Hanuká y su dimensión antropológica

14.07.2020

Juan A. Flores Romero

Seguro que alguna vez has oído hablar de esta fiesta judía que se viene asociando con la Navidad de los cristianos. Hanuká, janucá, o como quieras escribir con grafía latina, esta palabra hebrea que significa inaugurar, es la fiesta familiar por excelencia con una repercusión más fuerte que purim (el carnaval judío en honor a la historia de la reina Esther o meguilá de Esther) o que la misma Pascua o Pésaj en que se celebra familiarmente la salida de Egipto del pueblo hebreo, ese mismo que dio lugar al pueblo judío y a la familia cristiana.

Según el judaísmo tradicional, esta fiesta conmemora la victoria de Matatías -un nacionalista judío- contra los afanes helenizadores del rey Antíoco Epífanes IV, que convirtió el templo en un espacio pagano en honor a Zeus, construyendo un gimnasio en sus instalaciones y un altar para sacrificar cerdos, y que prohibió la circuncisión y las leyes de pureza judías (kasrut). Esta revuelta fue protagonizada por este caudillo popular y cuyos seguidores son conocidos por los macabeos. Si quieres, lee los libros de los Macabeos de la Biblia; te lo explica muy bien y tienen una base histórica fuera de toda duda.

La verdad es que hay una narrativa muy viva de todo esto. Me he documentado bastante sobre el tema y no hay mucha duda de esta revuelta que dio lugar a la judaización de Oriente Medio (en ocasiones, invitando a conversiones forzosas de pueblos limítrofes como los idumeos de donde, por cierto, procedía la familia Herodes).
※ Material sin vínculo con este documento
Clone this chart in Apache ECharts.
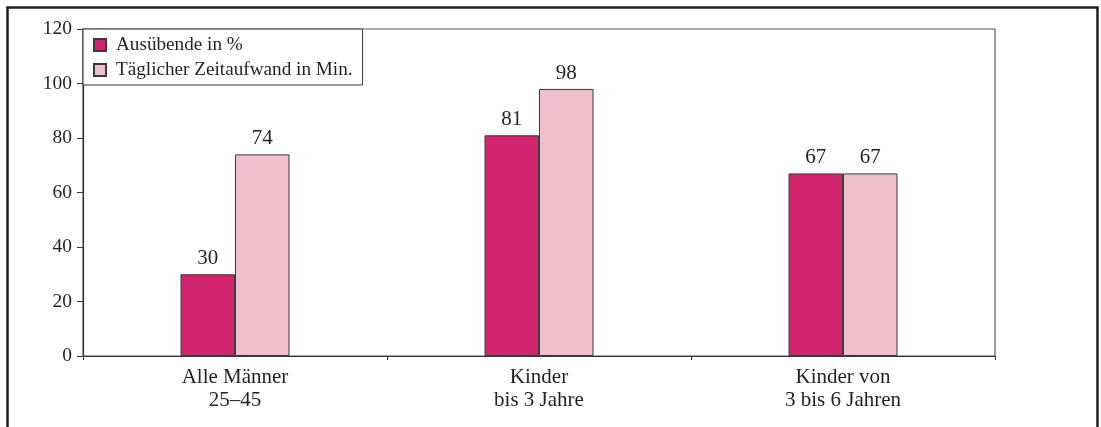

La fiesta hace referencia a que durante ocho días de asedio del templo en el año 165 a.C. hasta que es tomado por los judíos el día 25 del mes de kislev, el candelabro (menorah) ardió solo con ayuda del aceite que se necesitaba para un día. Es decir, que el aceite dio de sí ocho veces más hasta que la jornada de la victoria pudieron traer más (el candelabro nunca podía apagarse según las normas de la época). Eso es tomado por un milagro y, en recuerdo de este episodio, se creó esta fiesta en la que las luminarias o luces son muy importantes, ya que hay que ponerlas en casa en un lugar visible desde la calle. Los judíos, que muchas veces vivieron escondidos a lo largo de la historia, lo tuvieron difícil para celebrar una fiesta en la que la sociedad podía identificar al sujeto en cuestión de una vivienda como judío.

Hoy el significado es festivo, casi navideño, en honor de aquel hecho histórico. Aunque hay otras versiones de esta fiesta, desde la que conmemora la finalización de la recogida de la aceituna y la utilización del primer aceite con fines rituales o la celebración del solsticio de invierno al más puro estilo romano (sol invictus) dando la bienvenida a ese sol de invierno que va alargando los días. Se celebra, como ya dije, el 25 de kislev (mes judío que se sitúa entre noviembre y diciembre del calendario gregoriano).

De todos modos, es una fiesta de invierno -como la Navidad- e igual que ella se ha revestido de una simbología que hace alusión a la luz, a las estrellas, al fuego, al inicio de algo nuevo, cargando al ser humano de buenos propósitos que a lo largo del año irán recordando los respectivos calendarios religiosos en las distintas fiestas que aluden al cambio, la conversión y el perfeccionamiento espiritual.

Hanuká hoy es todo un fenómeno antropológico que va más allá de su historia o de sus posibles versiones. Ha entrado de lleno, como la Navidad, en el imperio del consumismo y sirve de escaparate turístico a muchas grandes ciudades del mundo que ya lo celebran como una fiesta más de su calendario, encendiendo una vela más durante los ocho días que dura la festividad según mandó el rabino Hillel en el siglo I.

En otra ocasión, trataré de analizar otra fiesta y su dimensión antropológica que nos recuerda que la espiritualidad y el hombre están más conectados de lo que parece y que aquella, si cabe, nos pega aún más a la realidad terrenal.